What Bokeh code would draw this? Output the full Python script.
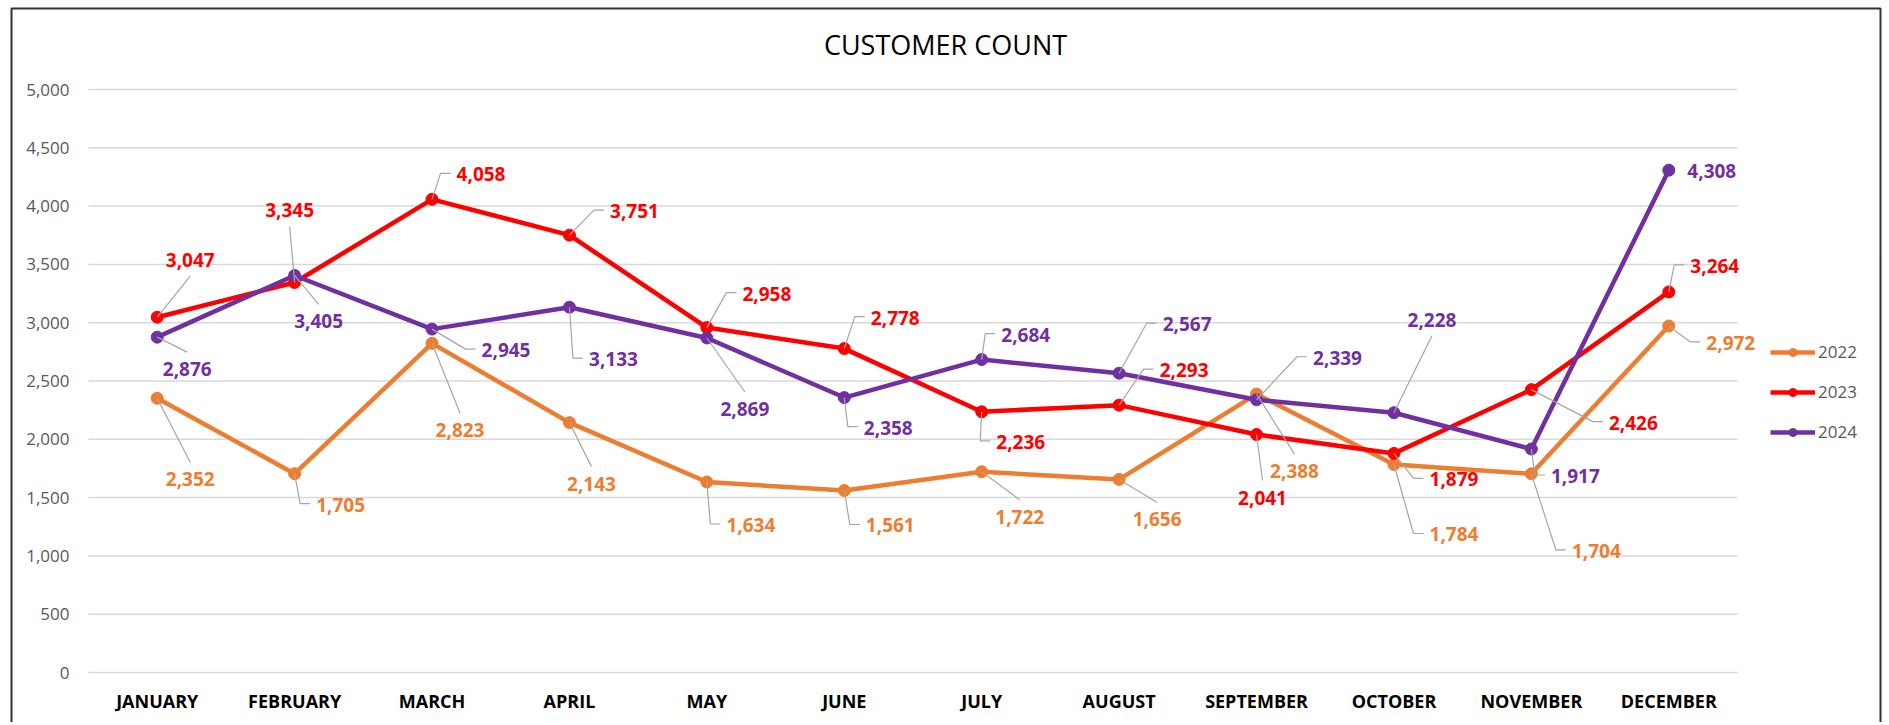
from bokeh.plotting import figure
from bokeh.models import Range1d, Legend, LegendItem, ColumnDataSource
from bokeh.core.properties import value
from bokeh.embed import file_html
from bokeh.resources import INLINE

# ---------------- data ----------------
months = ["JANUARY", "FEBRUARY", "MARCH", "APRIL", "MAY", "JUNE", "JULY",
          "AUGUST", "SEPTEMBER", "OCTOBER", "NOVEMBER", "DECEMBER"]
years = ["2022", "2023", "2024"]
count_2022 = [2352, 1705, 2823, 2143, 1634, 1561, 1722, 1656, 2388, 1784, 1704, 2972]
count_2023 = [3047, 3345, 4058, 3751, 2958, 2778, 2236, 2293, 2041, 1879, 2426, 3264]
count_2024 = [2876, 3405, 2945, 3133, 2869, 2358, 2684, 2567, 2339, 2228, 1917, 4308]
y_ticks = [0, 500, 1000, 1500, 2000, 2500, 3000, 3500, 4000, 4500, 5000]
title_text = "CUSTOMER COUNT"

# ---------------- styles / layout ----------------
series = {"2022": count_2022, "2023": count_2023, "2024": count_2024}
colors = {"2022": "#ED7D31", "2023": "#FF0000", "2024": "#7030A0"}
FONT = "Open Sans"

# data-label placement (pixel offsets from the point: dx, dy (down), leader kind)
label_pos = {
    "2022": [(33, 81, "T"), (46, 31, "L"), (28, 87, "T"), (22, 61, "T"), (44, 43, "L"),
             (46, 35, "L"), (38, 45, "T"), (38, 40, "T"), (38, 77, "T"), (60, 70, "L"),
             (65, 77, "L"), (62, 17, "L")],
    "2023": [(33, -57, "B"), (-5, -72, "B"), (49, -25, "L"), (65, -24, "L"), (60, -34, "L"),
             (51, -31, "L"), (39, 30, "L"), (65, -35, "L"), (6, 63, "T"), (60, 26, "L"),
             (102, 33, "L"), (46, -26, "L")],
    "2024": [(30, 32, "T"), (24, 46, "T"), (74, 21, "L"), (44, 52, "L"), (38, 71, "T"),
             (44, 30, "L"), (44, -25, "L"), (68, -49, "L"), (81, -42, "L"), (38, -93, "B"),
             (44, 27, "L"), (43, 1, "")],
}

W, H = 1886, 722            # canvas size (px)
X0, Y0 = 88, 672            # pixel position of the plot origin (x=0, y=0)
PW, PH = 1649, 583          # plot area size (px)
YMAX = 5000
NX = len(months)
UX = PW / NX                # px per x unit
UY = PH / YMAX              # px per y unit
HALF_W = 24.5


def dxu(px):  # canvas px (x) -> data
    return (px - X0) / UX


def dyu(py):  # canvas px (y, down) -> data
    return (Y0 - py) / UY


p = figure(width=W, height=H,
           x_range=Range1d(dxu(0), dxu(W)), y_range=Range1d(dyu(H), dyu(0)),
           min_border=0, output_backend="svg", toolbar_location=None)
p.xaxis.visible = False
p.yaxis.visible = False
p.xgrid.grid_line_color = None
p.ygrid.grid_line_color = None
p.outline_line_color = None
p.background_fill_color = "white"
p.border_fill_color = "white"

xc = [i + 0.5 for i in range(NX)]

# chart border (left, top, right)
p.multi_line(xs=[[dxu(11), dxu(11), dxu(1880), dxu(1880)]],
             ys=[[dyu(H + 5), dyu(8), dyu(8), dyu(H + 5)]],
             line_color="#333333", line_width=2)

# horizontal gridlines
p.segment(x0=[0] * len(y_ticks), x1=[NX] * len(y_ticks), y0=y_ticks, y1=y_ticks,
          line_color="#D9D9D9", line_width=1.5)

# y tick labels
p.text(x=[0] * len(y_ticks), y=y_ticks, text=[f"{t:,}" for t in y_ticks],
       x_offset=-19, text_font=value(FONT), text_font_size="17px",
       text_color="#595959", text_align="right", text_baseline="middle")

# x category labels
p.text(x=xc, y=[0] * NX, text=months, y_offset=28,
       text_font=value(FONT), text_font_size="18px", text_font_style="bold",
       text_color="#000000", text_align="center", text_baseline="middle")

# title
p.text(x=[dxu(945)], y=[dyu(44)], text=[title_text],
       text_font=value(FONT), text_font_size="27px", text_color="#000000",
       text_align="center", text_baseline="middle")

items = []
for yr in years:
    vals = series[yr]
    col = colors[yr]
    src = ColumnDataSource(dict(x=xc, y=vals))
    ln = p.line("x", "y", source=src, line_color=col, line_width=4.5, line_join="round")
    sc = p.scatter("x", "y", source=src, size=12, fill_color=col, line_color=col)
    items.append(LegendItem(label=yr, renderers=[ln, sc]))

# leader lines and data labels
for yr in years:
    vals = series[yr]
    col = colors[yr]
    xs, ys = [], []
    for i, (v, (ddx, ddy, kind)) in enumerate(zip(vals, label_pos[yr])):
        if kind == "L":
            pts = [(0, 0), (ddx - HALF_W - 16, ddy - 1), (ddx - HALF_W - 6, ddy - 1)]
        elif kind == "T":
            pts = [(0, 0), (ddx, ddy - 17)]
        elif kind == "B":
            pts = [(0, 0), (ddx, ddy + 16)]
        else:
            continue
        xs.append([xc[i] + a / UX for a, b in pts])
        ys.append([v - b / UY for a, b in pts])
    p.multi_line(xs, ys, line_color="#A6A6A6", line_width=1.2)

    lsrc = ColumnDataSource(dict(
        x=xc, y=vals, t=[f"{v:,}" for v in vals],
        dx=[d[0] for d in label_pos[yr]], dy=[d[1] for d in label_pos[yr]]))
    p.text("x", "y", text="t", x_offset="dx", y_offset="dy", source=lsrc,
           text_font=value(FONT), text_font_style="bold", text_font_size="19px",
           text_color=col, text_align="center", text_baseline="middle")

legend = Legend(items=items, location=(1770, H - 443), orientation="vertical",
                glyph_width=45, glyph_height=20, label_height=20, spacing=17,
                label_standoff=3, padding=0, margin=0,
                border_line_color=None, background_fill_alpha=0,
                label_text_font=FONT, label_text_font_size="17px",
                label_text_color="#595959")
p.add_layout(legend)

open("out.html", "w").write(file_html(p, INLINE))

※ ※ ※

Repeat the data exactly, dropping every picture it holds.

- THE REPLY
What Bokeh code would draw this? Output the full Python script.
from bokeh.plotting import figure
from bokeh.models import Range1d, Legend, LegendItem, ColumnDataSource
from bokeh.core.properties import value
from bokeh.embed import file_html
from bokeh.resources import INLINE

# ---------------- data ----------------
months = ["JANUARY", "FEBRUARY", "MARCH", "APRIL", "MAY", "JUNE", "JULY",
          "AUGUST", "SEPTEMBER", "OCTOBER", "NOVEMBER", "DECEMBER"]
years = ["2022", "2023", "2024"]
count_2022 = [2352, 1705, 2823, 2143, 1634, 1561, 1722, 1656, 2388, 1784, 1704, 2972]
count_2023 = [3047, 3345, 4058, 3751, 2958, 2778, 2236, 2293, 2041, 1879, 2426, 3264]
count_2024 = [2876, 3405, 2945, 3133, 2869, 2358, 2684, 2567, 2339, 2228, 1917, 4308]
y_ticks = [0, 500, 1000, 1500, 2000, 2500, 3000, 3500, 4000, 4500, 5000]
title_text = "CUSTOMER COUNT"

# ---------------- styles / layout ----------------
series = {"2022": count_2022, "2023": count_2023, "2024": count_2024}
colors = {"2022": "#ED7D31", "2023": "#FF0000", "2024": "#7030A0"}
FONT = "Open Sans"

# data-label placement (pixel offsets from the point: dx, dy (down), leader kind)
label_pos = {
    "2022": [(33, 81, "T"), (46, 31, "L"), (28, 87, "T"), (22, 61, "T"), (44, 43, "L"),
             (46, 35, "L"), (38, 45, "T"), (38, 40, "T"), (38, 77, "T"), (60, 70, "L"),
             (65, 77, "L"), (62, 17, "L")],
    "2023": [(33, -57, "B"), (-5, -72, "B"), (49, -25, "L"), (65, -24, "L"), (60, -34, "L"),
             (51, -31, "L"), (39, 30, "L"), (65, -35, "L"), (6, 63, "T"), (60, 26, "L"),
             (102, 33, "L"), (46, -26, "L")],
    "2024": [(30, 32, "T"), (24, 46, "T"), (74, 21, "L"), (44, 52, "L"), (38, 71, "T"),
             (44, 30, "L"), (44, -25, "L"), (68, -49, "L"), (81, -42, "L"), (38, -93, "B"),
             (44, 27, "L"), (43, 1, "")],
}

W, H = 1886, 722            # canvas size (px)
X0, Y0 = 88, 672            # pixel position of the plot origin (x=0, y=0)
PW, PH = 1649, 583          # plot area size (px)
YMAX = 5000
NX = len(months)
UX = PW / NX                # px per x unit
UY = PH / YMAX              # px per y unit
HALF_W = 24.5


def dxu(px):  # canvas px (x) -> data
    return (px - X0) / UX


def dyu(py):  # canvas px (y, down) -> data
    return (Y0 - py) / UY


p = figure(width=W, height=H,
           x_range=Range1d(dxu(0), dxu(W)), y_range=Range1d(dyu(H), dyu(0)),
           min_border=0, output_backend="svg", toolbar_location=None)
p.xaxis.visible = False
p.yaxis.visible = False
p.xgrid.grid_line_color = None
p.ygrid.grid_line_color = None
p.outline_line_color = None
p.background_fill_color = "white"
p.border_fill_color = "white"

xc = [i + 0.5 for i in range(NX)]

# chart border (left, top, right)
p.multi_line(xs=[[dxu(11), dxu(11), dxu(1880), dxu(1880)]],
             ys=[[dyu(H + 5), dyu(8), dyu(8), dyu(H + 5)]],
             line_color="#333333", line_width=2)

# horizontal gridlines
p.segment(x0=[0] * len(y_ticks), x1=[NX] * len(y_ticks), y0=y_ticks, y1=y_ticks,
          line_color="#D9D9D9", line_width=1.5)

# y tick labels
p.text(x=[0] * len(y_ticks), y=y_ticks, text=[f"{t:,}" for t in y_ticks],
       x_offset=-19, text_font=value(FONT), text_font_size="17px",
       text_color="#595959", text_align="right", text_baseline="middle")

# x category labels
p.text(x=xc, y=[0] * NX, text=months, y_offset=28,
       text_font=value(FONT), text_font_size="18px", text_font_style="bold",
       text_color="#000000", text_align="center", text_baseline="middle")

# title
p.text(x=[dxu(945)], y=[dyu(44)], text=[title_text],
       text_font=value(FONT), text_font_size="27px", text_color="#000000",
       text_align="center", text_baseline="middle")

items = []
for yr in years:
    vals = series[yr]
    col = colors[yr]
    src = ColumnDataSource(dict(x=xc, y=vals))
    ln = p.line("x", "y", source=src, line_color=col, line_width=4.5, line_join="round")
    sc = p.scatter("x", "y", source=src, size=12, fill_color=col, line_color=col)
    items.append(LegendItem(label=yr, renderers=[ln, sc]))

# leader lines and data labels
for yr in years:
    vals = series[yr]
    col = colors[yr]
    xs, ys = [], []
    for i, (v, (ddx, ddy, kind)) in enumerate(zip(vals, label_pos[yr])):
        if kind == "L":
            pts = [(0, 0), (ddx - HALF_W - 16, ddy - 1), (ddx - HALF_W - 6, ddy - 1)]
        elif kind == "T":
            pts = [(0, 0), (ddx, ddy - 17)]
        elif kind == "B":
            pts = [(0, 0), (ddx, ddy + 16)]
        else:
            continue
        xs.append([xc[i] + a / UX for a, b in pts])
        ys.append([v - b / UY for a, b in pts])
    p.multi_line(xs, ys, line_color="#A6A6A6", line_width=1.2)

    lsrc = ColumnDataSource(dict(
        x=xc, y=vals, t=[f"{v:,}" for v in vals],
        dx=[d[0] for d in label_pos[yr]], dy=[d[1] for d in label_pos[yr]]))
    p.text("x", "y", text="t", x_offset="dx", y_offset="dy", source=lsrc,
           text_font=value(FONT), text_font_style="bold", text_font_size="19px",
           text_color=col, text_align="center", text_baseline="middle")

legend = Legend(items=items, location=(1770, H - 443), orientation="vertical",
                glyph_width=45, glyph_height=20, label_height=20, spacing=17,
                label_standoff=3, padding=0, margin=0,
                border_line_color=None, background_fill_alpha=0,
                label_text_font=FONT, label_text_font_size="17px",
                label_text_color="#595959")
p.add_layout(legend)

open("out.html", "w").write(file_html(p, INLINE))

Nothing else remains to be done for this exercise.